Nobody could have felt the contrast between boundless joy and profound disappointment more keenly than Saki Kumagai on Thursday evening in Wembley Stadium. In the Final of the FIFA Women’s World Cup Germany 2011™, the Japanese defender scored the Nadeshiko’s last penalty in the shoot-out against USA and became an instant heroine.
However, this time she was powerless to stop the North Americans winning 2-1 in the final of the Women’s Olympic Football Tournament. Just 13 months, but a world of difference, separate the two occasions.
“I have to say, the joy last year was greater than the disappointment this year,” Kumagai told FIFA.com. “Especially for me, as it was really something special last time. Apart from that, we’ve won an Olympic silver medal here in London after all.”
Nonetheless, the 21-year-old FFC Frankfurt player was visibly frustrated and deflated. Japan missed several presentable chances against USA, hit the woodwork on more than one occasion and dominated for large periods with their swift, short-passing game.
“Today we actually played even better than we did in the World Cup Final in Frankfurt last year, and we won then," said Kumagai. "It’s just a shame that we weren’t more clinical in front of goal.
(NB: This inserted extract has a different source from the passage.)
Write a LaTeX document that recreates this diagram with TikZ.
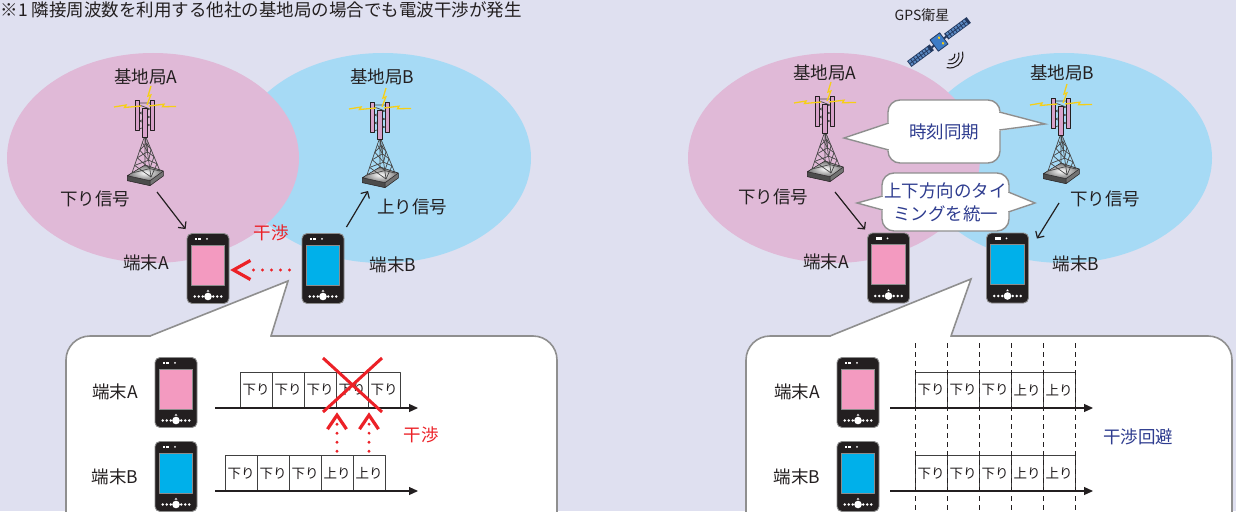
\documentclass[tikz,border=0pt]{standalone}
\usepackage{fontspec}
\setmainfont{Noto Sans CJK JP}
\usetikzlibrary{arrows.meta,calc}

\definecolor{paper}{HTML}{DFE0F0}
\definecolor{cellA}{HTML}{E0B9D7}
\definecolor{cellB}{HTML}{A6DAF5}
\definecolor{ink}{HTML}{231F20}
\definecolor{alarm}{HTML}{EC2127}
\definecolor{navyink}{HTML}{2E3C8F}
\definecolor{rimgray}{HTML}{8F8F8F}
\definecolor{screenA}{HTML}{F39AC0}
\definecolor{screenB}{HTML}{00B0EA}
\definecolor{bodyblk}{HTML}{231F20}
\definecolor{panelpink}{HTML}{D8A2CA}
\definecolor{boltyellow}{HTML}{F6CF16}
\definecolor{solar}{HTML}{22385F}
\definecolor{solarcell}{HTML}{5A87BF}
\definecolor{satbody}{HTML}{3D7CC6}

% screen, status icons and keys of a handset, drawn inside its body
\newcommand\handsetface[1]{%
  \begin{scope}[shift={(path picture bounding box.center)}, sharp corners]
    \fill[#1] (-16.7,-23.5) rectangle (16.7,16.5);
    \draw[black!45, line width=0.8pt] (-16.7,-23.5) rectangle (16.7,16.5);
    \fill[white] (-12.8,-31) rectangle (-10.8,-28.4);
    \fill[white] (-10.2,-31) rectangle (-7,-28.4);
    \fill[white] (-1,-29.7) circle (1pt);
    \foreach \dx in {-13.3,-9.2,-5.2,5.2,9.2,13.3}
      \fill[white] (\dx,28) circle (1.4pt);
    \fill[white] (0,28) circle (3.8pt);
    \fill[white] (-1.4,23.2) -- (1.4,23.2) -- (0,21.2) -- cycle;
  \end{scope}}

\tikzset{
  lab/.style={text=ink, font=\fontsize{17.5}{21}\selectfont, inner sep=0pt},
  warn/.style={lab, text=alarm},
  navy/.style={lab, text=navyink},
  handset/.style={rectangle, rounded corners=5pt, draw=black!45, line width=0.9pt,
    fill=bodyblk, minimum width=42pt, minimum height=70pt, inner sep=0pt,
    path picture={\handsetface{#1}}},
  slot/.style={draw=black!75, line width=0.7pt, fill=white, minimum width=32pt,
    minimum height=36pt, inner sep=0pt, text=ink, font=\fontsize{13.5}{14}\selectfont},
  axis/.style={ink, line width=1.2pt, -{Triangle[length=9pt,width=8pt]}},
  sig/.style={ink, line width=1.2pt, -{Straight Barb[length=5pt,width=10pt]}},
  reddots/.style={alarm, line width=3.2pt, line cap=round, dash pattern=on 0pt off 9pt},
  chevron/.style={alarm, line width=3.2pt, line cap=butt, line join=miter},
  calloutline/.style={draw=rimgray, line width=1.6pt, fill=white},
  tailline/.style={rimgray, line width=1.4pt, line join=miter},
  bubble/.style={draw=rimgray, line width=1.4pt, fill=white, rounded corners=12pt,
    inner sep=0pt, text=navyink, align=center, font=\fontsize{17.5}{23}\selectfont},
  guide/.style={ink, line width=0.8pt, dash pattern=on 5pt off 4pt},
  boltline/.style={boltyellow, line width=1.3pt, line join=miter},
  lattice/.style={black!72, line width=0.7pt},
  mast/.pic={
    % base slab
    \fill[black!70] (-17.7,0.7) -- (5,5.7) -- (5,10.7) -- (-17.7,5.7) -- cycle;
    \fill[black!55] (5,5.7) -- (18.3,-4) -- (18.3,1) -- (5,10.7) -- cycle;
    \shade[inner color=white, outer color=black!55]
      (-17.7,0.7) -- (0,-10) -- (18.3,-4) -- (5,5.7) -- cycle;
    \draw[ink, line width=0.5pt]
      (-17.7,0.7) -- (0,-10) -- (18.3,-4) -- (18.3,1) -- (5,10.7) -- (-17.7,5.7) -- cycle
      (-17.7,0.7) -- (5,5.7) -- (18.3,-4) (5,5.7) -- (5,10.7);
    % lattice tower
    \draw[lattice] (0,-40) -- (-13,-2) (0,-40) -- (15,-4) (0,-40) -- (0,-9) (0,-40) -- (6,2);
    \foreach \t/\u in {0.2/0.4,0.4/0.6,0.6/0.8,0.8/1.0}{
      \draw[lattice] ($(0,-40)!\t!(-13,-2)$) -- ($(0,-40)!\u!(6,2)$)
                     ($(0,-40)!\u!(-13,-2)$) -- ($(0,-40)!\t!(6,2)$)
                     ($(0,-40)!\t!(6,2)$) -- ($(0,-40)!\u!(15,-4)$)
                     ($(0,-40)!\u!(6,2)$) -- ($(0,-40)!\t!(15,-4)$);
    }
    % antenna mast and panels
    \draw[lattice] (-5.7,-72) -- (5,-72)
      (-5.7,-70) -- (5,-66) -- (-5.7,-62) -- (5,-58) -- (-5.7,-54) -- (5,-50) -- (-5.7,-46);
    \filldraw[fill=panelpink, draw=ink, line width=0.5pt] (-10,-75) rectangle (-5.7,-45);
    \filldraw[fill=panelpink, draw=ink, line width=0.5pt] (5,-75) rectangle (9.3,-45);
    \filldraw[fill=panelpink, draw=ink, line width=0.5pt] (-2.3,-67) rectangle (2.3,-38);
    % radio flashes
    \draw[boltline] (-31,-68) -- (-19,-70) -- (-20.5,-67.5) -- (-4,-69);
    \draw[boltline] (4,-69) -- (19,-70.8) -- (17.5,-68.2) -- (31,-68.6);
    \draw[boltline] (6,-89) -- (3,-79) -- (5.8,-80) -- (2,-70);
  }
}

\begin{document}
\begin{tikzpicture}[x=1pt, y=-1pt, line join=round]
\useasboundingbox (0,0) rectangle (1236,511);
\clip (0,0) rectangle (1236,511);
\fill[paper] (0,0) rectangle (1236,511);

% ---------------- note ----------------
\node[lab, anchor=west] (note) at (0.5,10) {※1 隣接周波数を利用する他社の基地局の場合でも電波干渉が発生};

% ---------------- left: cells ----------------
\fill[cellB] (383,158) ellipse [x radius=148pt, y radius=105pt];
\fill[cellA] (153,158) ellipse [x radius=146pt, y radius=105pt];

\pic (tA) at (145,175) {mast};
\pic (tB) at (380,177) {mast};

\node[lab] (hA) at (146,77) {基地局A};
\node[lab] (hB) at (382,77) {基地局B};
\node[lab] (dnA) at (95,199) {下り信号};
\node[lab] (upB) at (412,207) {上り信号};
\node[lab] (mA) at (146,263) {端末A};
\node[lab] (mB) at (393,265) {端末B};
\node[warn] (ifr) at (271,233) {干渉};

% left callout
\filldraw[calloutline, rounded corners=24pt] (66,336) rectangle (557,570);
\fill[white] (150,336) -- (288,281) -- (271,336) -- cycle;
\fill[white] (151,334.7) rectangle (270,337.3);
\draw[tailline, line width=1.6pt] (150,336) -- (288,281) -- (271,336);

\node[handset=screenA] (pA) at (208,268.5) {};
\node[handset=screenB] (pB) at (323,268.5) {};

\coordinate (sA) at (157,192);
\coordinate (rB) at (368,191);
\draw[sig] (sA) -- ($(pA.north west)+(-1,-4)$);
\draw[sig] ($(pB.north east)+(2,-6)$) -- (rB);

% interference from terminal B to terminal A
\draw[reddots] ($(pB.west)+(-12,1.5)$) -- ($(pA.east)+(16,1.5)$);
\draw[chevron] ($(pA.east)+(21,-8)$) -- ($(pA.east)+(4,1.5)$) -- ($(pA.east)+(21,11)$);

% timing frames, left
\node[lab] (kA) at (115,392) {端末A};
\node[lab] (kB) at (115,477) {端末B};
\node[handset=screenA] (cA) at (176,392.5) {};
\node[handset=screenB] (cB) at (176,476.5) {};

\node[slot] (a1) at (256,390) {下り};
\node[slot] (a2) at (288,390) {下り};
\node[slot] (a3) at (320,390) {下り};
\node[slot] (a4) at (352,390) {下り};
\node[slot] (a5) at (384,390) {下り};
\coordinate (axA0) at (215,408);
\coordinate (axA1) at (418,408);
\draw[axis] (axA0) -- (axA1);

\node[slot] (b1) at (241,473.5) {下り};
\node[slot] (b2) at (273,473.5) {下り};
\node[slot] (b3) at (305,473.5) {下り};
\node[slot] (b4) at (337,473.5) {上り};
\node[slot] (b5) at (369,473.5) {上り};
\coordinate (axB0) at (215,491);
\coordinate (axB1) at (418,491);
\draw[axis] (axB0) -- (axB1);

\draw[alarm, line width=3pt] (323,358) -- (382,412) (382,358) -- (323,412);
\foreach \s in {b4,b5}{
  \draw[reddots] ($(\s.north)+(0,-4)$) -- ++(0,-28);
  \draw[chevron] ($(\s.north)+(-9.5,-26)$) -- ($(\s.north)+(0,-40)$) -- ($(\s.north)+(9.5,-26)$);
}
\node[warn] (ifr2) at (421,435) {干渉};

% ---------------- right: cells ----------------
\fill[cellB] (1064,158) ellipse [x radius=148pt, y radius=105pt];
\fill[cellA] (834,158) ellipse [x radius=146pt, y radius=105pt];

% GPS satellite
\begin{scope}[shift={(939,42)}, rotate=36.5]
  \fill[solar] (-37,-3.6) rectangle (-9,3.6);
  \fill[solar] (9,-3.6) rectangle (37,3.6);
  \foreach \x in {-36,-32.5,...,-13}{
    \fill[solarcell] (\x,-2.8) rectangle ++(2.4,2.3);
    \fill[solarcell] (\x,0.5) rectangle ++(2.4,2.3);}
  \foreach \x in {10.5,14,...,34}{
    \fill[solarcell] (\x,-2.8) rectangle ++(2.4,2.3);
    \fill[solarcell] (\x,0.5) rectangle ++(2.4,2.3);}
  \fill[solar] (-9,-1) rectangle (9,1);
  \filldraw[fill=satbody, draw=solar, line width=0.8pt] (-6,-7) rectangle (6,7);
  \fill[boltyellow] (2.5,-3.5) circle (1.4pt) (2.5,3.5) circle (1.4pt);
\end{scope}
\foreach \r in {5,9,13}
  \draw[ink, line width=1.1pt] ([shift={(15:\r pt)}]950,55) arc[start angle=15, end angle=-105, radius=\r pt];
\node[lab, font=\fontsize{14}{16}\selectfont] (gps) at (922,15) {GPS衛星};

\pic (tA2) at (825,171) {mast};
\pic (tB2) at (1061,173) {mast};

\node[lab] (hA2) at (825,73) {基地局A};
\node[lab] (hB2) at (1062,73) {基地局B};
\node[lab] (dnA2) at (773,197) {下り信号};
\node[lab] (dnB2) at (1105,199) {下り信号};
\node[lab] (mA2) at (826,262) {端末A};
\node[lab] (mB2) at (1076,264) {端末B};

% speech bubbles between the base stations
\node[bubble, minimum width=112pt, minimum height=63pt] (sync) at (944,131.5) {時刻同期};
\fill[white] (890,122) -- (844,138) -- (890,151) -- cycle;
\draw[tailline] (888.7,123) -- (844,138) -- (888.7,150);
\fill[white] (998,111) -- (1045,124) -- (998,131) -- cycle;
\draw[tailline] (999.3,112) -- (1045,124) -- (999.3,130);

\node[bubble, minimum width=127pt, minimum height=58pt] (unify) at (945.5,202) {上下方向のタイ\\ミングを統一};
\fill[white] (884,195) -- (857,203) -- (884,211) -- cycle;
\draw[tailline] (882.7,196) -- (857,203) -- (882.7,210);
\fill[white] (1007,191) -- (1035,203) -- (1007,213) -- cycle;
\draw[tailline] (1008.3,192) -- (1035,203) -- (1008.3,212);

% right callout
\filldraw[calloutline, rounded corners=24pt] (746,336) rectangle (1232,570);
\fill[white] (830,336) -- (971,279) -- (951,336) -- cycle;
\fill[white] (831,334.7) rectangle (950,337.3);
\draw[tailline, line width=1.6pt] (830,336) -- (971,279) -- (951,336);

\node[handset=screenA] (qA) at (888.5,268) {};
\node[handset=screenB] (qB) at (1007.5,268) {};

\coordinate (sA2) at (835,192);
\coordinate (sB2) at (1059,203);
\draw[sig] (sA2) -- ($(qA.north west)+(-2,-3)$);
\draw[sig] (sB2) -- ($(qB.north east)+(8,6)$);

% timing frames, right
\node[lab] (kA2) at (797,392) {端末A};
\node[lab] (kB2) at (797,477) {端末B};
\node[handset=screenA] (dA) at (858,392.5) {};
\node[handset=screenB] (dB) at (858,476.5) {};

\node[slot] (e1) at (931,390) {下り};
\node[slot] (e2) at (963,390) {下り};
\node[slot] (e3) at (995,390) {下り};
\node[slot] (e4) at (1027,390) {上り};
\node[slot] (e5) at (1059,390) {上り};
\coordinate (axC0) at (890,408);
\coordinate (axC1) at (1093,408);
\draw[axis] (axC0) -- (axC1);

\node[slot] (f1) at (931,473.5) {下り};
\node[slot] (f2) at (963,473.5) {下り};
\node[slot] (f3) at (995,473.5) {下り};
\node[slot] (f4) at (1027,473.5) {上り};
\node[slot] (f5) at (1059,473.5) {上り};
\coordinate (axD0) at (890,491);
\coordinate (axD1) at (1093,491);
\draw[axis] (axD0) -- (axD1);

\foreach \gx in {915,947,979,1011,1043,1075}
  \draw[guide] (\gx,343) -- (\gx,515);

\node[navy] (avoid) at (1138,437) {干渉回避};
\end{tikzpicture}
\end{document}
“You have to admit that USA were very strong, but we had actually managed to assert the Japanese style on the game,” Kumagai added. “The only difference was that they took their chances better than we did.” Indeed, the Stars and Stripes' Carli Lloyd was particularly clinical, netting both her side's goals to emerge as the woman of the hour.
Yet the diminutive defender is already looking to the future optimistically, as the Nadeshiko’s recent achievements will not be easily forgotten. “We’ve been getting increasingly more attention over the last 13 months. The fact that after winning the World Cup we’ve now got a medal is unbelievably important for the popularity of women’s football in Japan.”
The dust is barely starting to settle on the Women’s Olympic Football Tournament London 2012, but Kumagai is already eagerly eyeing future success: “My first aim is to win the league with Frankfurt. But longer-term we really want to successfully defend our world title at Canada 2015.”
Such an attitude epitomises this Japan team and they will surely return to the global stage with even greater desire come the next major competition. After all, despite this disappointment, they remain the reigning world champions.